“I’m singing in the rain, I’m singing in the rain, what a wonderful feeling, I’m happy again!”
Before Shabbat, the Heavens opened with a symphony of thunder and lightning, and the great blessing of rain washed over the Land of Israel in answer to our prayers. Like I do every year with the very first rain, I hurried outside and danced in joy, laughing happily as the raindrops splashed on my face.
“Raindrops keep falling on my head… da da da da da da da da da da da… nothings worrying me!”
Back in the house, I opened the door to the terrace so I could hear the splattering of rain on the aluminum roof. What a wonderful sound! “What a glorious feeling! I’m happy again!” The clatter of raindrops sounded like the clinging of coins in a beggar’s cup. “Rain, rain, don’t go away – stay with us another day!”
When lightening lit up the sky and thunder shook the heavens, I recited their special blessings with exuberant joy. What a privilege to be in the Holy Land when it rains! It’s like every drop is a kiss from Hashem, assuring us that He loves us.
Yesterday, driving to Tel Aviv, it was pouring. I sang all the way! What a blessing to be stuck in a long traffic jam in Israel because of the rain! For nearly 2000 years, we’ve prayed to come home to Israel, and now that Hashem, in His infinite kindness, has allowed us to rebuild our Land, what a joy that we have long traffic jams! It’s a sign that the country is booming! Would Moshe Rabanu have complained to sit in a traffic jam in Israel? Would Rashi have grumbled? No way!
I can’t help comparing our great joy in Israel over the rain to the recent devastating rains in New York. There it was a disaster. You want to know why?
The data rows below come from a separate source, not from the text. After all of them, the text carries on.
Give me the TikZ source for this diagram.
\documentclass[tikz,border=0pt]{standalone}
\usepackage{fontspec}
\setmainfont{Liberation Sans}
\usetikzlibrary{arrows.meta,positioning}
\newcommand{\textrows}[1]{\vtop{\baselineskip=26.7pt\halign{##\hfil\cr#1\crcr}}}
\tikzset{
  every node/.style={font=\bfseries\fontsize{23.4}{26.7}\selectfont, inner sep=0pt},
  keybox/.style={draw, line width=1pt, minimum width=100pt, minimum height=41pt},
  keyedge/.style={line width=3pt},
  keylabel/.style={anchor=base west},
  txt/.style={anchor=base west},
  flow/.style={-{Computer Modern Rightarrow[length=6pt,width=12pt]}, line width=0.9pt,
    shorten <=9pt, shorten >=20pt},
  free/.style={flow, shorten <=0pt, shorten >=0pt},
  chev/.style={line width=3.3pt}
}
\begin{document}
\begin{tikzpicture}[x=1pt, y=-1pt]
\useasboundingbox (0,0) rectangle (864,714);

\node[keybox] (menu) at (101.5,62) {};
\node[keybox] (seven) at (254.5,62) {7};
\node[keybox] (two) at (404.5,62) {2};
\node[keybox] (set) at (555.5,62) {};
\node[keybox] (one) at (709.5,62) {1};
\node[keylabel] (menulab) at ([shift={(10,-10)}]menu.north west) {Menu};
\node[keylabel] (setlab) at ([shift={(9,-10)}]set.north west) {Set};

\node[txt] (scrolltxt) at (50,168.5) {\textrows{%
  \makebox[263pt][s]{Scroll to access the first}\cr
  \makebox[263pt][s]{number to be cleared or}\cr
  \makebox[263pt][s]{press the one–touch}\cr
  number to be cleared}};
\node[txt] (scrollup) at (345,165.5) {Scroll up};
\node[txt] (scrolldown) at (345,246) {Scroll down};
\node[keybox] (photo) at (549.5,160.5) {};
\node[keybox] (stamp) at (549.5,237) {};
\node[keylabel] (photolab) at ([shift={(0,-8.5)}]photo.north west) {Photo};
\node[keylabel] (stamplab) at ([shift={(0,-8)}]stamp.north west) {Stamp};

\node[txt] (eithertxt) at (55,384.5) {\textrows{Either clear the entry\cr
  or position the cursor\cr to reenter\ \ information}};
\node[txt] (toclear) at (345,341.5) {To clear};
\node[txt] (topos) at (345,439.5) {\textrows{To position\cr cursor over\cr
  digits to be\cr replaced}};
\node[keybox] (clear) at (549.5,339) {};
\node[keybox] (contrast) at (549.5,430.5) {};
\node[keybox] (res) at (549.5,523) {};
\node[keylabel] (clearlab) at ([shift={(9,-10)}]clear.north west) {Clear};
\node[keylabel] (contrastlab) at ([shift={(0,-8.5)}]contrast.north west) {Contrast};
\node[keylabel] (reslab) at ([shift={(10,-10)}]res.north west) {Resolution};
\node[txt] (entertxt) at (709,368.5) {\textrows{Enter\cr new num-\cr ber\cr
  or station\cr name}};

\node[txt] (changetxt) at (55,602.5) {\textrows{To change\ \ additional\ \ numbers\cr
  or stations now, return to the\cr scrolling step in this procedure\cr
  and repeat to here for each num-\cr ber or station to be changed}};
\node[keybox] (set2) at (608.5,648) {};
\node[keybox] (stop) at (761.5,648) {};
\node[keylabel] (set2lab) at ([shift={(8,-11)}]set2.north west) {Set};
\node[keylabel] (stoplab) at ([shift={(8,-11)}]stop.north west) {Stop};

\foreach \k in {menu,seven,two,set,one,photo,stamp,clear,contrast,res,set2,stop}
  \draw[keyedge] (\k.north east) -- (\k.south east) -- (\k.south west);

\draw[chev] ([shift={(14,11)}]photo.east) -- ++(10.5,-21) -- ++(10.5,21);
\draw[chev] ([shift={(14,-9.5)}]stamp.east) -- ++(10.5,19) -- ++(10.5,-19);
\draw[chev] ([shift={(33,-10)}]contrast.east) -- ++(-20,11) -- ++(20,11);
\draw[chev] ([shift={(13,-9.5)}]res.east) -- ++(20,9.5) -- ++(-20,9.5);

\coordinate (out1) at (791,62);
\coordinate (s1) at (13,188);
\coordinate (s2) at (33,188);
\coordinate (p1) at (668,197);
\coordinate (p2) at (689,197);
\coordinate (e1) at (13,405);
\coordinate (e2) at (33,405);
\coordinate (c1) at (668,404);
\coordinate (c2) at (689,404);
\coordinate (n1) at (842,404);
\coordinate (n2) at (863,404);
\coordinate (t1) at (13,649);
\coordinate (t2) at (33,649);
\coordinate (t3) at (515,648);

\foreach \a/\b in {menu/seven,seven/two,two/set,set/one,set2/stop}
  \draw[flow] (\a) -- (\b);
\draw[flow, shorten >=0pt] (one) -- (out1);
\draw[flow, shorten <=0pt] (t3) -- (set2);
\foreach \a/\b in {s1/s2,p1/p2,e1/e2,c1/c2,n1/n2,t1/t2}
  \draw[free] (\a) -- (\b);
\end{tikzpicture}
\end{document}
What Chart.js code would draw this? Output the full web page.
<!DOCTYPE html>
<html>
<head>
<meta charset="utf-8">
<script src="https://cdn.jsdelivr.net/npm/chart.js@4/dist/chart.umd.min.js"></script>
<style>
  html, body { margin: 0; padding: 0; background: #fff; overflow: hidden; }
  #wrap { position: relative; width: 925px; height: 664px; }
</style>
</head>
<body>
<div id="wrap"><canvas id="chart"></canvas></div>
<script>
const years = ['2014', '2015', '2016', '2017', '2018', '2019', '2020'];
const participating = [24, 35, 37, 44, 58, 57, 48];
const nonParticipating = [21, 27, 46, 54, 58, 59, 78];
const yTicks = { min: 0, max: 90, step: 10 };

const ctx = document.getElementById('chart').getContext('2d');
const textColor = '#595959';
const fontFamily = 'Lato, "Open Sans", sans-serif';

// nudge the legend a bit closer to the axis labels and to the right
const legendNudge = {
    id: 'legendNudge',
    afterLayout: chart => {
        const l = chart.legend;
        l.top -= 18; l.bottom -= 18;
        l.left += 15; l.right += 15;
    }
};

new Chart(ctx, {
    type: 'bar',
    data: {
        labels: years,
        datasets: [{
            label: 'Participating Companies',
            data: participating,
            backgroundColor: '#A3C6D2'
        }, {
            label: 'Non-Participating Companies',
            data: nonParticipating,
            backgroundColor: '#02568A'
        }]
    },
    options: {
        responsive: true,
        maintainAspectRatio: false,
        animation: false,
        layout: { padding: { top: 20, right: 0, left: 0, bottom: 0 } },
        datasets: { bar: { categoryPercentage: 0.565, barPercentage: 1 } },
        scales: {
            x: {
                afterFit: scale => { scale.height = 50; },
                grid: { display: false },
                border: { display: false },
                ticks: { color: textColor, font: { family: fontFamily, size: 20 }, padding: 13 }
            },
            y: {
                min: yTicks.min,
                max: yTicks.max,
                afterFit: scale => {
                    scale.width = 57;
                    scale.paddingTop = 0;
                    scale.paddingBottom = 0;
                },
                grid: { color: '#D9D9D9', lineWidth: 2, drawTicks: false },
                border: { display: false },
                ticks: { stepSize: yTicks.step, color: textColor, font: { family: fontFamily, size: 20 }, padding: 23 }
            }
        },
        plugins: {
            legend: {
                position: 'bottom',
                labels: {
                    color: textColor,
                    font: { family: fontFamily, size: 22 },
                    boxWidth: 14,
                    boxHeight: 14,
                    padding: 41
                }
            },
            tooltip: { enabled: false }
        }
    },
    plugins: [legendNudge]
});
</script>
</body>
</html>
Look at this, from the Torah giant, the “Ohr Somayach,” Rabbi Meir Simcha HaCohen from Dvinsk, from his famous commentary on the Torah, the “Meshech Chochmah,”
“If a Jew thinks that Berlin (New York) is Jerusalem, then a raging storm-wind will uproot him by his trunk – a hurricane will arise and spread its roaring waves, and it will swallow and destroy, and flood forth without pity” (Meshech Chochmah, Pg. 171).
In the same light, the Torah giant, Rabbi Yaacov Emden, writes in the Introduction to his famous siddur, “The Beit Yaacov,”
“When it seems to us, in our present peaceful existence outside of the Land of Israel, that we have found another Eretz Yisrael and Jerusalem, this is to me the deepest, most obvious, most outstanding, and direct cause of all of the awesome, frightening, monstrous, unimaginable destructions that we have experienced in the Diaspora.”
In the meantime, I’m yours truly, just singing and dancing in the rain.